What does concern the IAF, the officer said, is the prospect of Iranian air power getting a toehold in Syria if or when Russia does decide to evacuate or significantly reduce its force.

“An Iranian air presence in Syria is something that Israel will find very hard to accept. … This would constitute a very significant change … but at the moment, I don’t see it happening. The opposite. I see the Iranians moving backward.”

According to the officer, the IAF is following two polar assessments vis à vis Iranian involvement in Syria: “There’s a strong possibility that Iran will want to strengthen its hold there. But there’s another possibility that if the war doesn’t end so quickly, they will come to the conclusion that they don’t need to invest so heavily in this Syrian story.”

He noted that Iran has brought “a significant number of forces back home,” replacing them “in less significant numbers” with new forces from the Iranian Revolutionary Guard Corps (IRGC).

A March 27 analysis by Israel’s Meir Amit Intelligence and Terrorism Information Center noted that Iran may be considering deploying forces from its regular Army to Syria, in addition to the IRGC presence. The Israeli center cited a March 16 report by Iran’s Tasnim News quoting Amir Ali Arasteh, deputy chief liaison of the Iranian Army’s Ground Forces, as saying that snipers and special forces are being eyed for deployment as advisers to Iraq and Syria.

“So far, only IRGC fighters deployed to Syria and Iraq, not the regular army,” the Israeli analysis said. “Deploying them would signal a change in Iran’s military strategy but would be insufficient to cause a significant change in the situation on the ground.”

The IAF officer said the Putin-led axis in Syria comprised of Assad, Iran and Hizbollah would not have had such an impact in the ongoing six-year Syrian civil war had it not been for the nuclear deal between world powers and Iran.
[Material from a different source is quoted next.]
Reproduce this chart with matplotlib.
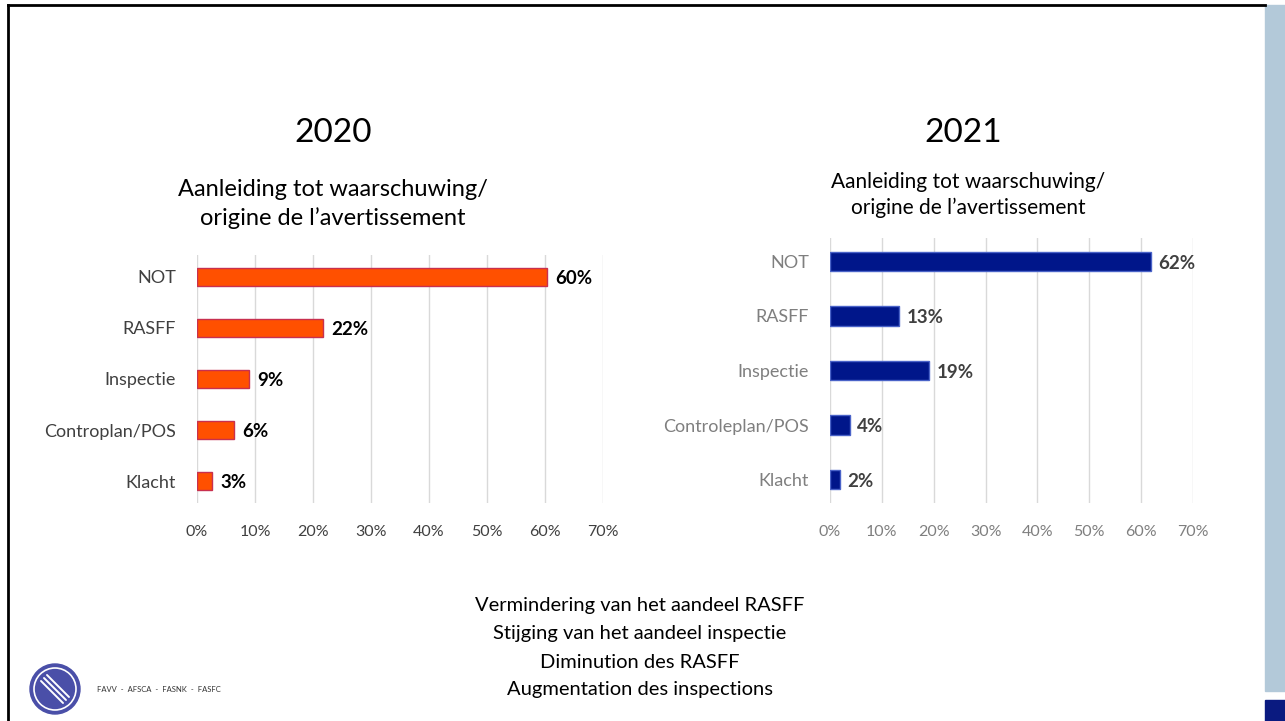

“The nuclear agreement was the enabler,” he said of the Joint Comprehensive Plan of Action signed in July and declared in effect in September. “Think about it: In June and July, it was already clear there would be a deal. And two months after that, [with Iran rejoining the world community], the axis took shape. … The momentum is now clearly in favor of the axis that Putin supports. And this couldn’t have taken shape without the deal.”